- GIVEN REQUEST
Exclude the pictures and reproduce the remaining data exactly as written.

- THE INPUT
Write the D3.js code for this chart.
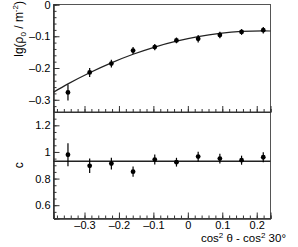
<!DOCTYPE html>
<html>
<head>
<meta charset="utf-8">
<script src="https://cdn.jsdelivr.net/npm/d3@7"></script>
<style>
  body { margin: 0; background: #fff; }
  text { font-family: "Liberation Sans", Arial, sans-serif; fill: #000; }
</style>
</head>
<body>
<div id="chart"></div>
<script>
// x = cos^2(theta) - cos^2(30deg) bin centres
var xVals = [-0.348, -0.285, -0.222, -0.159, -0.096, -0.033, 0.030, 0.093, 0.156, 0.219];
// top panel: lg(rho0 / m^-2)
var lgRho = [-0.277, -0.214, -0.186, -0.145, -0.134, -0.113, -0.108, -0.096, -0.0865, -0.081];
var lgRhoErr = [0.025, 0.014, 0.012, 0.011, 0.010, 0.009, 0.012, 0.010, 0.009, 0.010];
// fit curve
var fitX = [-0.39, -0.348, -0.285, -0.222, -0.159, -0.096, -0.033, 0.030, 0.093, 0.156, 0.219, 0.24];
var fitY = [-0.276, -0.250, -0.2148, -0.1837, -0.1568, -0.134, -0.1155, -0.1011, -0.0909, -0.0848, -0.083, -0.0834];
// bottom panel: c
var cVals = [0.979, 0.896, 0.913, 0.852, 0.943, 0.923, 0.965, 0.950, 0.938, 0.960];
var cErr = [0.086, 0.054, 0.044, 0.038, 0.038, 0.033, 0.037, 0.037, 0.034, 0.037];
var cMean = 0.93;

var xTicks = [-0.3, -0.2, -0.1, 0, 0.1, 0.2];
var topTicks = [0, -0.1, -0.2, -0.3];
var botTicks = [0.6, 0.8, 1, 1.2];

var width = 298, height = 247;
var left = 53.5, right = 270.5;
var topY = 4.5, midY = 112, botY = 218.5;

var svg = d3.select('#chart').append('svg')
    .attr('width', width).attr('height', height);

var x = d3.scaleLinear().domain([-0.39, 0.24]).range([left, right]);
var yTop = d3.scaleLinear().domain([-0.3385, 0]).range([midY, topY]);
var yBot = d3.scaleLinear().domain([0.5, 1.3]).range([botY, midY]);

var fmt = function(d) { return d3.format('~g')(d).replace('−', '–'); };

function minors(lo, hi, step) {
    var out = [];
    for (var v = lo; v <= hi + 1e-9; v += step) out.push(+v.toFixed(4));
    return out;
}

function styleAxis(g) {
    g.selectAll('path').attr('stroke', '#333');
    g.selectAll('line').attr('stroke', '#333');
    g.selectAll('text').attr('font-size', 11).attr('font-family', '"Liberation Sans", Arial, sans-serif');
}

// frames
svg.append('rect').attr('x', left).attr('y', topY).attr('width', right - left).attr('height', botY - topY)
    .attr('fill', 'none').attr('stroke', '#555').attr('stroke-width', 1);
svg.append('line').attr('x1', left).attr('x2', right).attr('y1', midY).attr('y2', midY)
    .attr('stroke', '#333');

// y axes
var gTopMinor = svg.append('g').attr('transform', `translate(${left},0)`)
    .call(d3.axisLeft(yTop).tickValues(minors(-0.32, 0, 0.02)).tickSize(-3).tickFormat(''));
var gTop = svg.append('g').attr('transform', `translate(${left},0)`)
    .call(d3.axisLeft(yTop).tickValues(topTicks).tickSize(-6).tickPadding(3).tickFormat(fmt));
var gBotMinor = svg.append('g').attr('transform', `translate(${left},0)`)
    .call(d3.axisLeft(yBot).tickValues(minors(0.55, 1.25, 0.05)).tickSize(-3).tickFormat(''));
var gBot = svg.append('g').attr('transform', `translate(${left},0)`)
    .call(d3.axisLeft(yBot).tickValues(botTicks).tickSize(-6).tickPadding(3).tickFormat(fmt));

// x axes (top panel without labels)
var gMidMinor = svg.append('g').attr('transform', `translate(0,${midY})`)
    .call(d3.axisBottom(x).tickValues(minors(-0.38, 0.24, 0.02)).tickSize(-3).tickFormat(''));
var gMid = svg.append('g').attr('transform', `translate(0,${midY})`)
    .call(d3.axisBottom(x).tickValues(xTicks).tickSize(-6).tickFormat(''));
var gXMinor = svg.append('g').attr('transform', `translate(0,${botY})`)
    .call(d3.axisBottom(x).tickValues(minors(-0.38, 0.24, 0.02)).tickSize(-3).tickFormat(''));
var gX = svg.append('g').attr('transform', `translate(0,${botY})`)
    .call(d3.axisBottom(x).tickValues(xTicks).tickSize(-6).tickPadding(3).tickFormat(fmt));

[gTopMinor, gTop, gBotMinor, gBot, gMidMinor, gMid, gXMinor, gX].forEach(styleAxis);

// fit curve
var fitPts = fitX.map((d, i) => [d, fitY[i]]);
svg.append('path').datum(fitPts)
    .attr('d', d3.line().x(d => x(d[0])).y(d => yTop(d[1])).curve(d3.curveMonotoneX))
    .attr('fill', 'none').attr('stroke', '#222').attr('stroke-width', 1.2);

// mean line in bottom panel
svg.append('line').attr('x1', left).attr('x2', right)
    .attr('y1', yBot(cMean)).attr('y2', yBot(cMean))
    .attr('stroke', '#222').attr('stroke-width', 1.3);

function drawPoints(vals, errs, yScale) {
    var g = svg.append('g');
    var pts = xVals.map((d, i) => ({x: d, y: vals[i], e: errs[i]}));
    g.selectAll('line.err').data(pts).enter().append('line')
        .attr('x1', d => x(d.x)).attr('x2', d => x(d.x))
        .attr('y1', d => yScale(d.y - d.e)).attr('y2', d => yScale(d.y + d.e))
        .attr('stroke', '#000').attr('stroke-width', 1.2);
    g.selectAll('circle').data(pts).enter().append('circle')
        .attr('cx', d => x(d.x)).attr('cy', d => yScale(d.y))
        .attr('r', 2.4).attr('fill', '#000');
}
drawPoints(lgRho, lgRhoErr, yTop);
drawPoints(cVals, cErr, yBot);

// axis titles
var t1 = svg.append('text').attr('transform', `translate(23,1) rotate(-90)`)
    .attr('text-anchor', 'end').attr('font-size', 12);
t1.append('tspan').text('lg(ρ');
t1.append('tspan').attr('font-size', 8).attr('dy', 3).text('0');
t1.append('tspan').attr('dy', -3).text(' / m');
t1.append('tspan').attr('font-size', 8).attr('dy', -5).text('-2');
t1.append('tspan').attr('dy', 5).text(')');

svg.append('text').attr('transform', `translate(23,${(midY + botY) / 2}) rotate(-90)`)
    .attr('text-anchor', 'middle').attr('font-size', 12).text('c');

var t2 = svg.append('text').attr('x', 286).attr('y', 242)
    .attr('text-anchor', 'end').attr('font-size', 11.5);
t2.append('tspan').text('cos');
t2.append('tspan').attr('font-size', 8).attr('dy', -4).text('2');
t2.append('tspan').attr('dy', 4).text(' θ - cos');
t2.append('tspan').attr('font-size', 8).attr('dy', -4).text('2');
t2.append('tspan').attr('dy', 4).text(' 30°');
</script>
</body>
</html>
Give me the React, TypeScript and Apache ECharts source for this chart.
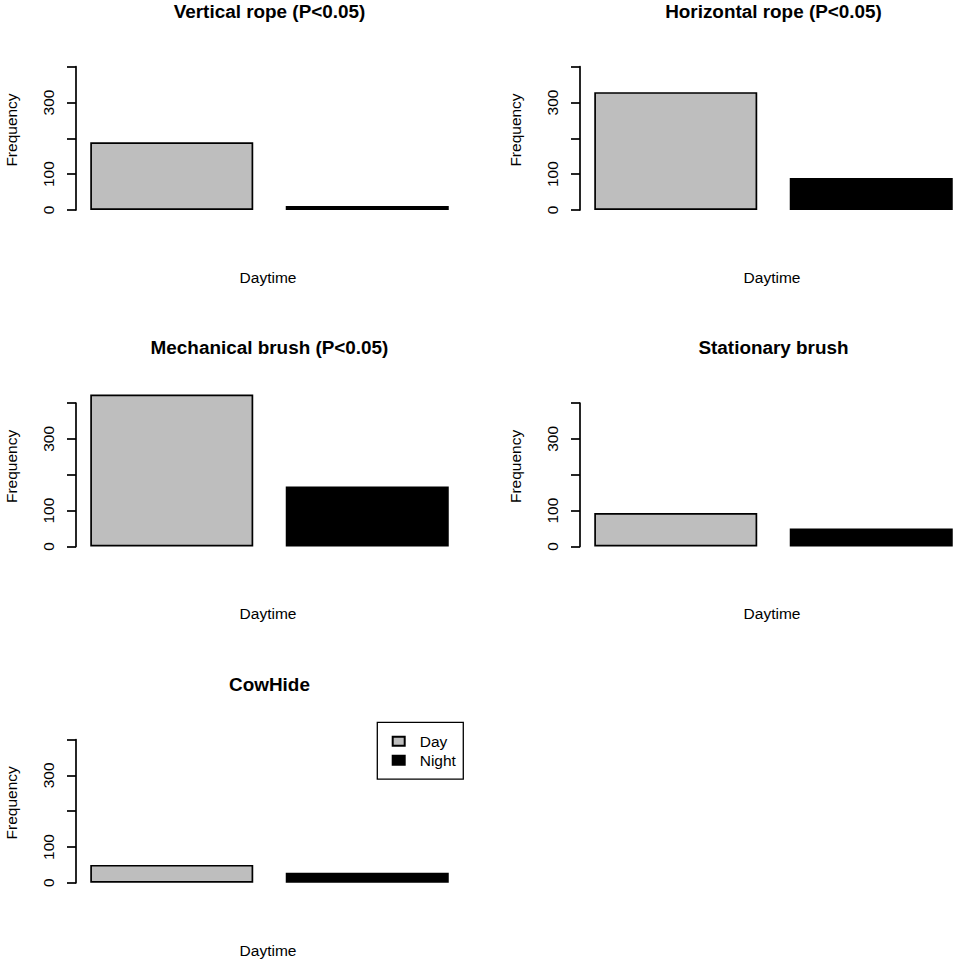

- CORRECT RESPONSE
Write the D3.js code for this chart.
<!DOCTYPE html>
<html>
<head>
<meta charset="utf-8">
<script src="https://cdn.jsdelivr.net/npm/d3@7"></script>
<style>
  body { margin: 0; background: #fff; }
  text { font-family: "Liberation Sans", Arial, sans-serif; fill: #000; }
</style>
</head>
<body>
<div id="chart"></div>
<script>
// x = cos^2(theta) - cos^2(30deg) bin centres
var xVals = [-0.348, -0.285, -0.222, -0.159, -0.096, -0.033, 0.030, 0.093, 0.156, 0.219];
// top panel: lg(rho0 / m^-2)
var lgRho = [-0.277, -0.214, -0.186, -0.145, -0.134, -0.113, -0.108, -0.096, -0.0865, -0.081];
var lgRhoErr = [0.025, 0.014, 0.012, 0.011, 0.010, 0.009, 0.012, 0.010, 0.009, 0.010];
// fit curve
var fitX = [-0.39, -0.348, -0.285, -0.222, -0.159, -0.096, -0.033, 0.030, 0.093, 0.156, 0.219, 0.24];
var fitY = [-0.276, -0.250, -0.2148, -0.1837, -0.1568, -0.134, -0.1155, -0.1011, -0.0909, -0.0848, -0.083, -0.0834];
// bottom panel: c
var cVals = [0.979, 0.896, 0.913, 0.852, 0.943, 0.923, 0.965, 0.950, 0.938, 0.960];
var cErr = [0.086, 0.054, 0.044, 0.038, 0.038, 0.033, 0.037, 0.037, 0.034, 0.037];
var cMean = 0.93;

var xTicks = [-0.3, -0.2, -0.1, 0, 0.1, 0.2];
var topTicks = [0, -0.1, -0.2, -0.3];
var botTicks = [0.6, 0.8, 1, 1.2];

var width = 298, height = 247;
var left = 53.5, right = 270.5;
var topY = 4.5, midY = 112, botY = 218.5;

var svg = d3.select('#chart').append('svg')
    .attr('width', width).attr('height', height);

var x = d3.scaleLinear().domain([-0.39, 0.24]).range([left, right]);
var yTop = d3.scaleLinear().domain([-0.3385, 0]).range([midY, topY]);
var yBot = d3.scaleLinear().domain([0.5, 1.3]).range([botY, midY]);

var fmt = function(d) { return d3.format('~g')(d).replace('−', '–'); };

function minors(lo, hi, step) {
    var out = [];
    for (var v = lo; v <= hi + 1e-9; v += step) out.push(+v.toFixed(4));
    return out;
}

function styleAxis(g) {
    g.selectAll('path').attr('stroke', '#333');
    g.selectAll('line').attr('stroke', '#333');
    g.selectAll('text').attr('font-size', 11).attr('font-family', '"Liberation Sans", Arial, sans-serif');
}

// frames
svg.append('rect').attr('x', left).attr('y', topY).attr('width', right - left).attr('height', botY - topY)
    .attr('fill', 'none').attr('stroke', '#555').attr('stroke-width', 1);
svg.append('line').attr('x1', left).attr('x2', right).attr('y1', midY).attr('y2', midY)
    .attr('stroke', '#333');

// y axes
var gTopMinor = svg.append('g').attr('transform', `translate(${left},0)`)
    .call(d3.axisLeft(yTop).tickValues(minors(-0.32, 0, 0.02)).tickSize(-3).tickFormat(''));
var gTop = svg.append('g').attr('transform', `translate(${left},0)`)
    .call(d3.axisLeft(yTop).tickValues(topTicks).tickSize(-6).tickPadding(3).tickFormat(fmt));
var gBotMinor = svg.append('g').attr('transform', `translate(${left},0)`)
    .call(d3.axisLeft(yBot).tickValues(minors(0.55, 1.25, 0.05)).tickSize(-3).tickFormat(''));
var gBot = svg.append('g').attr('transform', `translate(${left},0)`)
    .call(d3.axisLeft(yBot).tickValues(botTicks).tickSize(-6).tickPadding(3).tickFormat(fmt));

// x axes (top panel without labels)
var gMidMinor = svg.append('g').attr('transform', `translate(0,${midY})`)
    .call(d3.axisBottom(x).tickValues(minors(-0.38, 0.24, 0.02)).tickSize(-3).tickFormat(''));
var gMid = svg.append('g').attr('transform', `translate(0,${midY})`)
    .call(d3.axisBottom(x).tickValues(xTicks).tickSize(-6).tickFormat(''));
var gXMinor = svg.append('g').attr('transform', `translate(0,${botY})`)
    .call(d3.axisBottom(x).tickValues(minors(-0.38, 0.24, 0.02)).tickSize(-3).tickFormat(''));
var gX = svg.append('g').attr('transform', `translate(0,${botY})`)
    .call(d3.axisBottom(x).tickValues(xTicks).tickSize(-6).tickPadding(3).tickFormat(fmt));

[gTopMinor, gTop, gBotMinor, gBot, gMidMinor, gMid, gXMinor, gX].forEach(styleAxis);

// fit curve
var fitPts = fitX.map((d, i) => [d, fitY[i]]);
svg.append('path').datum(fitPts)
    .attr('d', d3.line().x(d => x(d[0])).y(d => yTop(d[1])).curve(d3.curveMonotoneX))
    .attr('fill', 'none').attr('stroke', '#222').attr('stroke-width', 1.2);

// mean line in bottom panel
svg.append('line').attr('x1', left).attr('x2', right)
    .attr('y1', yBot(cMean)).attr('y2', yBot(cMean))
    .attr('stroke', '#222').attr('stroke-width', 1.3);

function drawPoints(vals, errs, yScale) {
    var g = svg.append('g');
    var pts = xVals.map((d, i) => ({x: d, y: vals[i], e: errs[i]}));
    g.selectAll('line.err').data(pts).enter().append('line')
        .attr('x1', d => x(d.x)).attr('x2', d => x(d.x))
        .attr('y1', d => yScale(d.y - d.e)).attr('y2', d => yScale(d.y + d.e))
        .attr('stroke', '#000').attr('stroke-width', 1.2);
    g.selectAll('circle').data(pts).enter().append('circle')
        .attr('cx', d => x(d.x)).attr('cy', d => yScale(d.y))
        .attr('r', 2.4).attr('fill', '#000');
}
drawPoints(lgRho, lgRhoErr, yTop);
drawPoints(cVals, cErr, yBot);

// axis titles
var t1 = svg.append('text').attr('transform', `translate(23,1) rotate(-90)`)
    .attr('text-anchor', 'end').attr('font-size', 12);
t1.append('tspan').text('lg(ρ');
t1.append('tspan').attr('font-size', 8).attr('dy', 3).text('0');
t1.append('tspan').attr('dy', -3).text(' / m');
t1.append('tspan').attr('font-size', 8).attr('dy', -5).text('-2');
t1.append('tspan').attr('dy', 5).text(')');

svg.append('text').attr('transform', `translate(23,${(midY + botY) / 2}) rotate(-90)`)
    .attr('text-anchor', 'middle').attr('font-size', 12).text('c');

var t2 = svg.append('text').attr('x', 286).attr('y', 242)
    .attr('text-anchor', 'end').attr('font-size', 11.5);
t2.append('tspan').text('cos');
t2.append('tspan').attr('font-size', 8).attr('dy', -4).text('2');
t2.append('tspan').attr('dy', 4).text(' θ - cos');
t2.append('tspan').attr('font-size', 8).attr('dy', -4).text('2');
t2.append('tspan').attr('dy', 4).text(' 30°');
</script>
</body>
</html>
Give me the React, TypeScript and Apache ECharts source for this chart.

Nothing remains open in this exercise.